WordPress / gutenberg

The Block Editor project for WordPress and beyond. Plugin is available from the official repository.
https://wordpress.org/gutenberg/
Other
10.09k stars 4.04k forks source link

E2E: Eliminate side effects via DB snapshots #61719

Open WunderBart opened 2 months ago

WunderBart commented 2 months ago

What problem does this address?

Improves the individual E2E test isolation to the point where side effects are no longer happening.

What is your proposed solution?

This can be achieved by exporting the database after the global setup is complete and importing it for each test within the page fixture. An example implementation can be found in WooCommerce Blocks, introduced in https://github.com/woocommerce/woocommerce/pull/46125. It's using wp db API to manage the DB snapshots, which has been working reliably, taking an acceptable ~1s for the DB import step.

As rightfully pointed out by @youknowriad here, though, we might not want to use the wp CLI directly as it would mean we can't run the tests against any URL. However, working around it with a dedicated REST API call might be possible. Another notable limitation of this approach is that using hooks other than beforeEach would need to be eslint-banned (via the no-hooks rule) as they either won't have an effect (afterEach, afterAll) or will work for the first test of the current suite only (beforeAll). IMO though, the latter isn't really that much of a limitation since it simplifies the test writing flow.

While I know how to import/export the DB via the wp CLI directly, I'm not sure how to approach it with a REST call.
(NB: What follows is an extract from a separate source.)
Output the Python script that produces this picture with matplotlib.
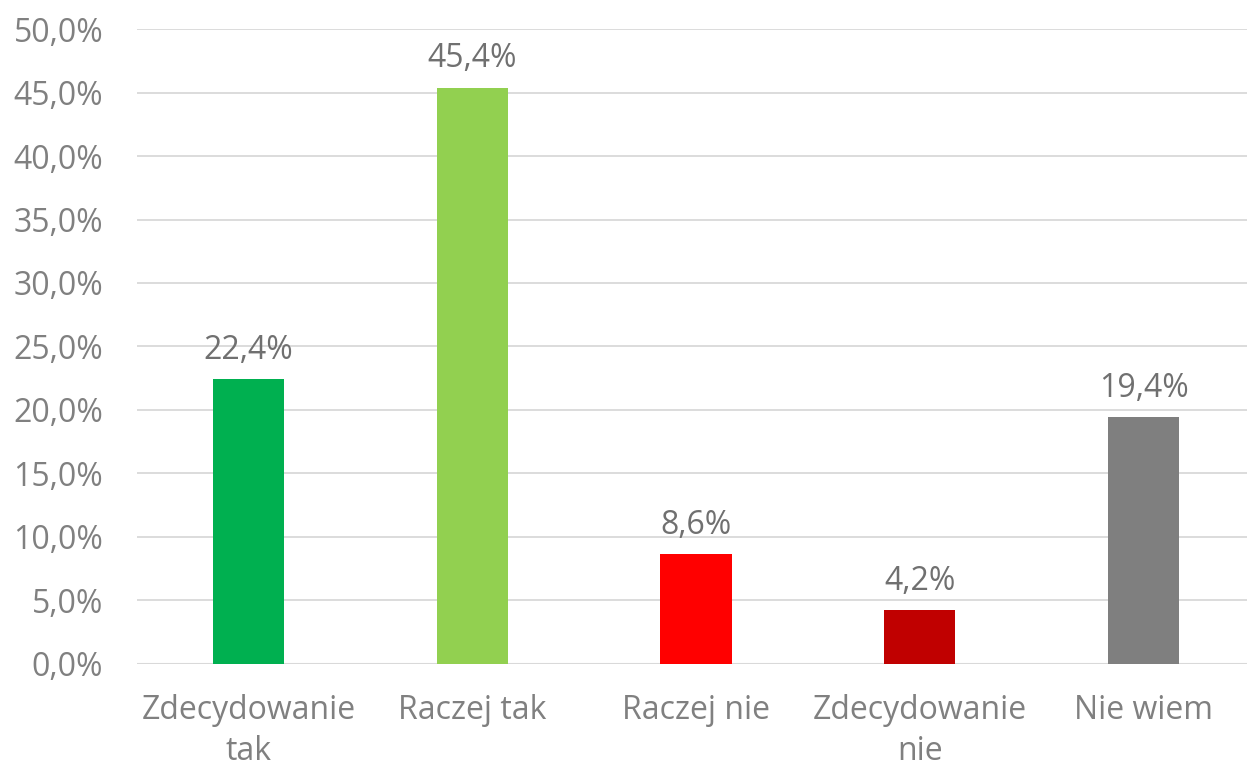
import matplotlib
matplotlib.use("Agg")
import matplotlib.pyplot as plt
from matplotlib.ticker import FuncFormatter

categories = ["Zdecydowanie\ntak", "Raczej tak", "Raczej nie", "Zdecydowanie\nnie", "Nie wiem"]
values = [22.4, 45.4, 8.6, 4.2, 19.4]
colors = ["#00B050", "#92D050", "#FF0000", "#C00000", "#7F7F7F"]
yticks = [0, 5, 10, 15, 20, 25, 30, 35, 40, 45, 50]

plt.rcParams['font.family'] = ['Open Sans', 'DejaVu Sans']
txt = "#808080"
fs = 23

W, H = 1247, 767
fig = plt.figure(figsize=(W/100, H/100), dpi=100)
left, right, top, bottom = 136.6, 1255.5, 29.3, 663.5
ax = fig.add_axes([left/W, 1-bottom/H, (right-left)/W, (bottom-top)/H])

x = list(range(len(categories)))
ax.bar(x, values, width=0.318, color=colors, zorder=3)
for xi, v in zip(x, values):
    ax.annotate(f"{v:.1f}%".replace(".", ","), (xi, v), xytext=(0, 9),
                textcoords="offset points", ha="center", va="bottom",
                fontsize=fs, color="#707070")

ax.set_xlim(-0.5, len(categories)-0.5)
ax.set_ylim(0, 50)
ax.set_yticks(yticks)
ax.yaxis.set_major_formatter(FuncFormatter(lambda v, p: f"{v:.1f}%".replace(".", ",")))
ax.set_xticks(x)
ax.set_xticklabels(categories, linespacing=1.32)
ax.tick_params(axis='y', length=0, pad=24, labelsize=fs, labelcolor=txt)
ax.tick_params(axis='x', length=0, pad=22, labelsize=fs, labelcolor=txt)
ax.grid(axis='y', color="#D9D9D9", linewidth=1.3, zorder=0)
for s in ax.spines.values():
    s.set_visible(False)
ax.axhline(0, color="#D9D9D9", linewidth=1.5, zorder=2)

fig.savefig("out.png", dpi=100)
Any ideas? πŸ˜„

cc: @Mamaduka @kevin940726 @youknowriad @oandregal @gigitux @danielwrobert @nerrad

kevin940726 commented 1 month ago

This has been on my mind since we introduced Playwright originally. The ultimate goal is to enable the fullyParallel config and speed up the tests. DB snapshots might be a good way to achieve this, and I personally would love to see experiments around that!

as they either won't have an effect (afterEach, afterAll) or will work for the first test of the current suite only

I don't think we have to eslint-ban these hooks. They are still useful for cleaning up some stuff or for the serial mode.

we might not want to use the wp CLI directly as it would mean we can't run the tests against any URL.

I personally don't see much value in enabling every test to run for any given URL. We should empower our testing framework to do that. Tests shouldn't need to run multiple times to confirm the same thing. We can do this for Core or dotCom but not for every URL. We can definitely add some smoke tests or smaller sets of e2e tests for arbitrary URLs, but that should be done sparingly.

While I know how to import/export the DB via the wp CLI directly, I'm not sure how to approach it with a REST call. Any ideas? πŸ˜„

I'm sure there's a way but I don't know either without trying πŸ˜†.

Mamaduka commented 1 month ago

I agree that banning before and after hooks might not work here. Many tests rely on plugins to test specific scenarios, and we currently use these hooks for activation/deactivation.

cc @swissspidy, @desrosj

swissspidy commented 1 month ago

Improves the individual E2E test isolation to the point where side effects are no longer happening.

Is this currently a huge problem?

In my experience, a solid global setup handler for preparing the environment has always been enough and I didn't need any DB snapshots or anything. Of course for things like visual snapshots such snapshots will lead to more stable results. But then you have portability issues like @youknowriad mentioned.

This has been on my mind since we introduced Playwright originally. The ultimate goal is to enable the fullyParallel config and speed up the tests. DB snapshots might be a good way to achieve this, and I personally would love to see experiments around that!

I don't think snapshots would help here, probably the opposite as every test completely resets the database while another test is running, causing all sorts of side effects and errors.

For truly parallel tests that don't get into the way of each other, each test would need to run against a separate installation (separate URLs, table prefixes, etc.).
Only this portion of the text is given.